Containment was eroding, they said, and with inspections stymied, "in the not-too-distant future we will be unable to determine with any reasonable level of confidence" whether Iraq possessed forbidden weapons. Uncertainty alone, to say nothing of actual weapons should Saddam obtain them, would destabilize the Middle East; so the United States should take all necessary steps, "including military steps," to remove Saddam from power.
The hawks were saying then, as Rice is saying now, that Saddam was too dangerous to leave in power, whether or not he happened to have weapons of mass destruction at any given time. And, indeed, everyone wanted to get rid of Saddam.
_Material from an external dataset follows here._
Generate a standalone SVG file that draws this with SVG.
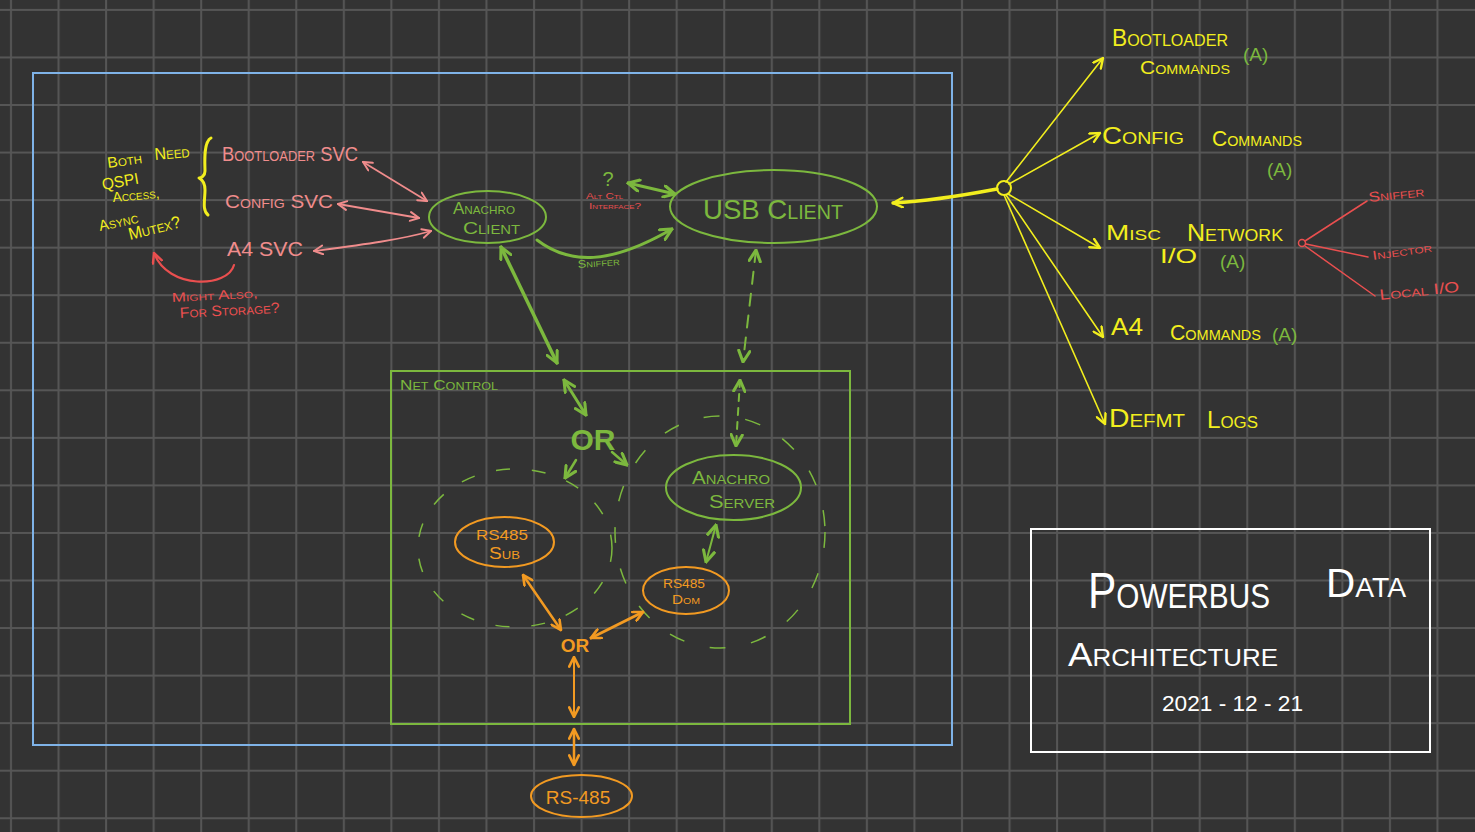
<svg xmlns="http://www.w3.org/2000/svg" width="1475" height="832" viewBox="0 0 1475 832">
<style>
text{font-family:"Liberation Sans","DejaVu Sans",sans-serif;font-variant:small-caps;}
.y{fill:#f2ee1e}.g{fill:#7cb83e}.o{fill:#f29a22}.p{fill:#f08c8c}.r{fill:#ea4f4f}.w{fill:#ffffff}
.ln{fill:none;stroke-linecap:round;stroke-linejoin:round}
.sy{stroke:#f2ee1e}.sg{stroke:#7cb83e}.so{stroke:#f29a22}.sp{stroke:#f08c8c}.sr{stroke:#ea4f4f}
</style>
<defs>
<pattern id="grid" x="1" y="0" width="47.55" height="47.55" patternUnits="userSpaceOnUse">
<path d="M10,0V47.55M0,10H47.55" stroke="#565656" stroke-width="2" fill="none"/>
</pattern>
<marker id="ay" viewBox="0 0 10 10" refX="9" refY="5" markerWidth="12" markerHeight="12" markerUnits="userSpaceOnUse" orient="auto-start-reverse"><path d="M1,1L9,5L1,9" fill="none" stroke="#f2ee1e" stroke-width="2" stroke-linecap="round"/></marker>
<marker id="ag" viewBox="0 0 10 10" refX="9" refY="5" markerWidth="14" markerHeight="14" markerUnits="userSpaceOnUse" orient="auto-start-reverse"><path d="M1,1L9,5L1,9" fill="none" stroke="#7cb83e" stroke-width="2.2" stroke-linecap="round"/></marker>
<marker id="ao" viewBox="0 0 10 10" refX="9" refY="5" markerWidth="12" markerHeight="12" markerUnits="userSpaceOnUse" orient="auto-start-reverse"><path d="M1,1L9,5L1,9" fill="none" stroke="#f29a22" stroke-width="2.2" stroke-linecap="round"/></marker>
<marker id="ap" viewBox="0 0 10 10" refX="9" refY="5" markerWidth="11" markerHeight="11" markerUnits="userSpaceOnUse" orient="auto-start-reverse"><path d="M1,1L9,5L1,9" fill="none" stroke="#f08c8c" stroke-width="1.8" stroke-linecap="round"/></marker>
<marker id="ar" viewBox="0 0 10 10" refX="9" refY="5" markerWidth="12" markerHeight="12" markerUnits="userSpaceOnUse" orient="auto-start-reverse"><path d="M1,1L9,5L1,9" fill="none" stroke="#ea4f4f" stroke-width="2" stroke-linecap="round"/></marker>
</defs>
<rect width="1475" height="832" fill="#333333"/>
<rect width="1475" height="832" fill="url(#grid)"/>

<!-- frames -->
<g id="system-frame"><rect x="33" y="73" width="919" height="672" fill="none" stroke="#7fb3e8" stroke-width="2"/></g>
<g id="net-control"><rect x="391" y="371" width="459" height="353" fill="none" stroke="#7cb83e" stroke-width="2"/>
<text x="400" y="390" class="g" font-size="15" textLength="98" lengthAdjust="spacingAndGlyphs">Net Control</text></g>
<g id="title-box"><rect x="1031" y="529" width="399" height="223" fill="none" stroke="#ffffff" stroke-width="2"/>
<text x="1088" y="608" class="w" font-size="50" textLength="182" lengthAdjust="spacingAndGlyphs">Powerbus</text>
<text x="1326" y="597" class="w" font-size="40" textLength="80" lengthAdjust="spacingAndGlyphs">Data</text>
<text x="1068" y="666" class="w" font-size="34" textLength="210" lengthAdjust="spacingAndGlyphs">Architecture</text>
<text x="1162" y="711" class="w" font-size="22" textLength="141" lengthAdjust="spacingAndGlyphs">2021 - 12 - 21</text></g>

<!-- left notes -->
<g id="note-qspi">
<text x="108" y="168" class="y" font-size="15" textLength="35" lengthAdjust="spacingAndGlyphs" transform="rotate(-8 108 168)">Both</text>
<text x="155" y="160" class="y" font-size="17" textLength="35" lengthAdjust="spacingAndGlyphs" transform="rotate(-5 155 160)">Need</text>
<text x="103" y="190" class="y" font-size="16" textLength="37" lengthAdjust="spacingAndGlyphs" transform="rotate(-10 103 190)">QSPI</text>
<text x="113" y="202" class="y" font-size="14" textLength="47" lengthAdjust="spacingAndGlyphs" transform="rotate(-5 113 202)">Access,</text>
<text x="100" y="231" class="y" font-size="15" textLength="40" lengthAdjust="spacingAndGlyphs" transform="rotate(-12 100 231)">Async</text>
<text x="130" y="240" class="y" font-size="17" textLength="53" lengthAdjust="spacingAndGlyphs" transform="rotate(-14 130 240)">Mutex?</text>
<path class="ln sy" stroke-width="3" d="M211,138C203,142 205,165 205,171C205,176 201,178 199,178C203,180 205,183 205,190C205,200 202,210 208,215"/>
</g>
<g id="bootloader-svc"><text x="222" y="161" class="p" font-size="20" textLength="136" lengthAdjust="spacingAndGlyphs">Bootloader SVC</text></g>
<g id="config-svc"><text x="225" y="208" class="p" font-size="19" textLength="108" lengthAdjust="spacingAndGlyphs">Config SVC</text></g>
<g id="a4-svc"><text x="227" y="256" class="p" font-size="20" textLength="76" lengthAdjust="spacingAndGlyphs">A4 SVC</text></g>
<g id="note-storage">
<text x="172" y="302" class="r" font-size="13" textLength="86" lengthAdjust="spacingAndGlyphs" transform="rotate(-3 172 302)">Might Also,</text>
<text x="180" y="318" class="r" font-size="15" textLength="100" lengthAdjust="spacingAndGlyphs" transform="rotate(-3 180 318)">For Storage?</text>
</g>

<!-- central nodes -->
<g id="anachro-client"><ellipse cx="487.5" cy="217" rx="58.5" ry="26" fill="none" stroke="#7cb83e" stroke-width="2"/>
<text x="453" y="214" class="g" font-size="16" textLength="62" lengthAdjust="spacingAndGlyphs">Anachro</text>
<text x="463" y="234" class="g" font-size="17" textLength="57" lengthAdjust="spacingAndGlyphs">Client</text></g>
<g id="usb-client"><ellipse cx="773.5" cy="206.5" rx="103.5" ry="36.5" fill="none" stroke="#7cb83e" stroke-width="2"/>
<text x="773" y="219" class="g" font-size="28" text-anchor="middle" textLength="140" lengthAdjust="spacingAndGlyphs">USB Client</text></g>
<g id="alt-ctl"><text x="608" y="186" class="g" font-size="20" text-anchor="middle">?</text>
<text x="586" y="199" class="r" font-size="9" textLength="37" lengthAdjust="spacingAndGlyphs">Alt Ctl</text>
<text x="589" y="209" class="r" font-size="9" textLength="52" lengthAdjust="spacingAndGlyphs">Interface?</text></g>
<g id="anachro-server"><ellipse cx="733.5" cy="487.5" rx="67.5" ry="32.5" fill="none" stroke="#7cb83e" stroke-width="2"/>
<text x="692" y="484" class="g" font-size="18" textLength="78" lengthAdjust="spacingAndGlyphs">Anachro</text>
<text x="709" y="508" class="g" font-size="19" textLength="66" lengthAdjust="spacingAndGlyphs">Server</text></g>
<g id="or-green"><text x="593" y="450" class="g" font-size="30" font-weight="bold" text-anchor="middle">OR</text></g>
<g id="rs485-sub"><ellipse cx="504.5" cy="542" rx="49.5" ry="25" fill="none" stroke="#f29a22" stroke-width="2"/>
<text x="476" y="540" class="o" font-size="15" textLength="52" lengthAdjust="spacingAndGlyphs">RS485</text>
<text x="489" y="559" class="o" font-size="16" textLength="31" lengthAdjust="spacingAndGlyphs">Sub</text></g>
<g id="rs485-dom"><ellipse cx="686" cy="590.5" rx="43" ry="23.5" fill="none" stroke="#f29a22" stroke-width="2"/>
<text x="663" y="588" class="o" font-size="12" textLength="42" lengthAdjust="spacingAndGlyphs">RS485</text>
<text x="672" y="604" class="o" font-size="13" textLength="28" lengthAdjust="spacingAndGlyphs">Dom</text></g>
<g id="or-orange"><text x="575" y="652" class="o" font-size="19" font-weight="bold" text-anchor="middle">OR</text></g>
<g id="rs-485"><ellipse cx="581.5" cy="796" rx="50.5" ry="21" fill="none" stroke="#f29a22" stroke-width="2"/>
<text x="578" y="804" class="o" font-size="19" text-anchor="middle">RS-485</text></g>

<!-- right side -->
<g id="hub"><circle cx="1004" cy="188" r="7" fill="#333" stroke="#f2ee1e" stroke-width="2"/></g>
<g id="bootloader-commands">
<text x="1112" y="46" class="y" font-size="24" textLength="116" lengthAdjust="spacingAndGlyphs">Bootloader</text>
<text x="1140" y="74" class="y" font-size="19" textLength="90" lengthAdjust="spacingAndGlyphs">Commands</text>
<text x="1243" y="61" class="g" font-size="19">(A)</text></g>
<g id="config-commands">
<text x="1102" y="144" class="y" font-size="24" textLength="82" lengthAdjust="spacingAndGlyphs">Config</text>
<text x="1212" y="146" class="y" font-size="22" textLength="90" lengthAdjust="spacingAndGlyphs">Commands</text>
<text x="1267" y="176" class="g" font-size="19">(A)</text></g>
<g id="misc-network">
<text x="1106" y="240" class="y" font-size="22" textLength="55" lengthAdjust="spacingAndGlyphs">Misc</text>
<text x="1187" y="241" class="y" font-size="24" textLength="96" lengthAdjust="spacingAndGlyphs">Network</text>
<text x="1160" y="263" class="y" font-size="20" textLength="37" lengthAdjust="spacingAndGlyphs">I/O</text>
<text x="1220" y="268" class="g" font-size="19">(A)</text></g>
<g id="a4-commands">
<text x="1111" y="335" class="y" font-size="24" textLength="32" lengthAdjust="spacingAndGlyphs">A4</text>
<text x="1170" y="340" class="y" font-size="22" textLength="91" lengthAdjust="spacingAndGlyphs">Commands</text>
<text x="1272" y="341" class="g" font-size="19">(A)</text></g>
<g id="defmt-logs">
<text x="1109" y="427" class="y" font-size="25" textLength="76" lengthAdjust="spacingAndGlyphs">Defmt</text>
<text x="1207" y="428" class="y" font-size="23" textLength="51" lengthAdjust="spacingAndGlyphs">Logs</text></g>
<g id="misc-split"><circle cx="1302" cy="243" r="3.5" fill="none" stroke="#ea4f4f" stroke-width="1.5"/>
<text x="1369" y="202" class="r" font-size="14" textLength="56" lengthAdjust="spacingAndGlyphs" transform="rotate(-6 1369 202)">Sniffer</text>
<text x="1373" y="260" class="r" font-size="13" textLength="60" lengthAdjust="spacingAndGlyphs" transform="rotate(-8 1373 260)">Injector</text>
<text x="1380" y="300" class="r" font-size="15" textLength="80" lengthAdjust="spacingAndGlyphs" transform="rotate(-6 1380 300)">Local I/O</text></g>

<!-- connectors -->
<g id="connectors">
<path class="ln sp" stroke-width="1.8" marker-start="url(#ap)" marker-end="url(#ap)" d="M363,162L427,201"/>
<path class="ln sp" stroke-width="1.8" marker-start="url(#ap)" marker-end="url(#ap)" d="M338,204L419,218"/>
<path class="ln sp" stroke-width="1.8" marker-start="url(#ap)" marker-end="url(#ap)" d="M314,251C360,245 400,240 431,231"/>
<path class="ln sr" stroke-width="2.2" marker-end="url(#ar)" d="M234,265C228,288 168,290 154,253"/>
<path class="ln sg" stroke-width="3" marker-start="url(#ag)" marker-end="url(#ag)" d="M628,183L675,194"/>
<path class="ln sg" stroke-width="3" marker-end="url(#ag)" d="M537,240C570,265 610,265 672,229"/>
<text x="578" y="268" class="g" font-size="11" textLength="42" lengthAdjust="spacingAndGlyphs" transform="rotate(-4 578 268)">Sniffer</text>
<path class="ln sg" stroke-width="3.5" marker-start="url(#ag)" marker-end="url(#ag)" d="M501,247L557,363"/>
<path class="ln sg" stroke-width="2" stroke-dasharray="12 10" marker-start="url(#ag)" marker-end="url(#ag)" d="M756,250L743,362"/>
<path class="ln sg" stroke-width="2" stroke-dasharray="7 7" marker-start="url(#ag)" marker-end="url(#ag)" d="M740,380L736,446"/>
<path class="ln sg" stroke-width="3" marker-start="url(#ag)" marker-end="url(#ag)" d="M564,380L586,415"/>
<path class="ln sg" stroke-width="2.5" marker-end="url(#ag)" d="M576,460L565,478"/>
<path class="ln sg" stroke-width="2.5" marker-end="url(#ag)" d="M612,452L627,465"/>
<ellipse cx="515" cy="548" rx="97" ry="79" fill="none" stroke="#7cb83e" stroke-width="1.5" stroke-dasharray="14 22"/>
<ellipse cx="720" cy="532" rx="105" ry="116" fill="none" stroke="#7cb83e" stroke-width="1.5" stroke-dasharray="16 26"/>
<path class="ln sg" stroke-width="2" marker-start="url(#ag)" marker-end="url(#ag)" d="M716,525L706,562"/>
<path class="ln so" stroke-width="2.5" marker-start="url(#ao)" marker-end="url(#ao)" d="M523,575L561,630"/>
<path class="ln so" stroke-width="3" marker-start="url(#ao)" marker-end="url(#ao)" d="M591,638L643,612"/>
<path class="ln so" stroke-width="2" marker-start="url(#ao)" marker-end="url(#ao)" d="M574,657L574,717"/>
<path class="ln so" stroke-width="2.5" marker-start="url(#ao)" marker-end="url(#ao)" d="M574,729L574,765"/>
<path class="ln sy" stroke-width="3.5" marker-end="url(#ay)" d="M997,189C960,196 930,201 893,203"/>
<path class="ln sy" stroke-width="1.6" marker-end="url(#ay)" d="M1006,182L1103,58"/>
<path class="ln sy" stroke-width="1.6" marker-end="url(#ay)" d="M1009,184L1100,133"/>
<path class="ln sy" stroke-width="1.6" marker-end="url(#ay)" d="M1008,194L1100,248"/>
<path class="ln sy" stroke-width="1.6" marker-end="url(#ay)" d="M1006,195L1103,337"/>
<path class="ln sy" stroke-width="1.6" marker-end="url(#ay)" d="M1004,195L1105,424"/>
<path class="ln sr" stroke-width="1.5" d="M1305,241L1367,201M1306,244L1368,257M1305,246L1375,296"/>
</g>
</svg>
But the Clinton White House -- where the hawks made their pitch to National Security Adviser Samuel Berger -- believed there was nowhere near enough support either at home or abroad for an invasion and occupation of Iraq. "The administration has no intention of using ground troops in Iraq," reported The Washington Post in February 1998.
Instead, the White House planned for a bombing campaign designed to weaken Saddam militarily, destroy possible weapons sites, and perhaps, with luck, stimulate domestic opposition that might topple him. (Such a campaign, Operation Desert Fox, was conducted in December of 1998.) Of equal significance, many of the hawks themselves stopped short of supporting an invasion. Instead, they had in mind such military measures as air and materiel support for an Iraqi insurgency. For all but a small handful of the fiercest, an invasion and occupation seemed unrealistic.
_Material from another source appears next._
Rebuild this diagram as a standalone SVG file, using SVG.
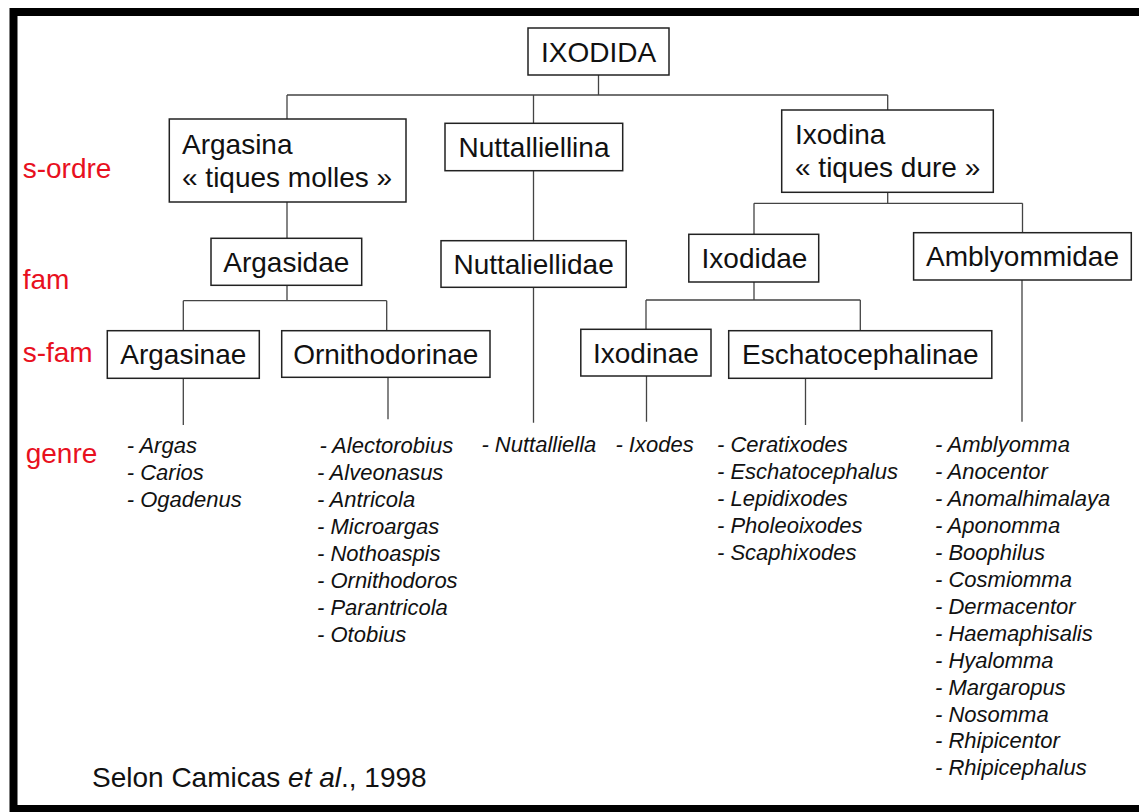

Now, all of that was before September 11 heightened America's sense of vulnerability. Still, the events of 1998 suggest the country's reluctance to support a full-scale war to pre-empt an eventual, but still hypothetical, failure of containment. If, a year ago, American inspectors had turned Iraq upside down, as Kay did, and found only what Kay found, would the invasion ever have happened? Unlikely.